Hay momentos en los que una institución se revela por completo. No por lo que proclama, sino por aquello que decide premiar. Cuando la FIFA crea un premio de la paz y se lo concede a Donald Trump, no está solo cometiendo un error de juicio, está declarando públicamente que la palabra paz ha perdido peso, ha perdido exigencia, ha perdido dignidad. Premiar a alguien cuya presencia pública está marcada por la humillación sistemática de periodistas, por el desprecio al contradictorio y por la normalización de la agresividad verbal no es una ironía histórica, es una quiebra ética.
Más perturbador aún es el cinismo simbólico de esta elección. Hablar de paz mientras se promueve activamente la venta de armamento, mientras se reduce la diplomacia a negocio y se mira a territorios devastados por la guerra como oportunidades de inversión turística, revela una fractura profunda entre discurso y realidad humana. La paz no es un eslogan, ni un trofeo moldeado a la medida del ego de quien nunca ha demostrado empatía, capacidad de diálogo ni sentido ético. Llamar unidad a esta farsa es insultar a las víctimas reales de la violencia y del conflicto. Así, la paz deja de ser un camino exigente para transformarse en un adorno retórico al servicio del poder. Esta decisión dice tanto sobre Donald Trump como sobre la FIFA. El fútbol, antaño espacio de encuentro popular y lenguaje universal, fue progresivamente capturado por el juego del poder político y económico. Este premio no es un accidente. Es coherente con una organización dispuesta a entregar distinciones morales para agradar a los fuertes, aunque ello exija vaciar por completo los valores que dice defender. El deporte dejó de ser solo instrumentalizado por la política, porque pasó a formar parte activa de ella. La FIFA no cometió un error de comunicación. La FIFA está eligiendo deliberadamente el lado del poder sin escrúpulos, del ego hipertrofiado, de la política disfrazada de gran evento global.

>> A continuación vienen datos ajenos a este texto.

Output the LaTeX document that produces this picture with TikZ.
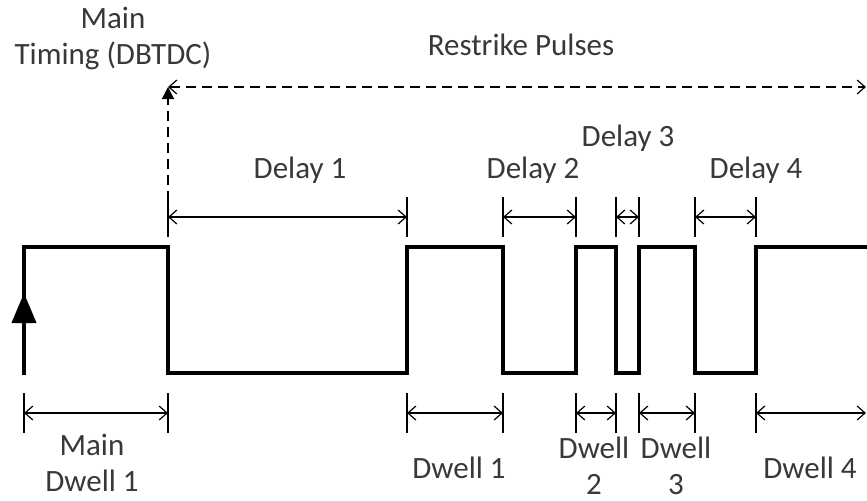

Y aquí llegamos al punto más incómodo: ¿cuál es la responsabilidad de quien observa? Cuando el deporte se arrodilla ante el poder político más raso, todos los que asisten en silencio participan de esa legitimación. Los millones que siguen el Campeonato del Mundo organizado por la FIFA lo hacen con plena conciencia. No son culpables por gustarles el fútbol, pero se vuelven corresponsables cuando aceptan, en silencio, que la paz sea transformada en un ornamento vacío al servicio del poder. Tal vez este sea el signo más claro de nuestra época, no se trata solo de la ausencia de valores, sino de la facilidad con la que aceptamos que sean vendidos. Si incluso la paz puede ser premiada así, ¿qué legado estamos dejando?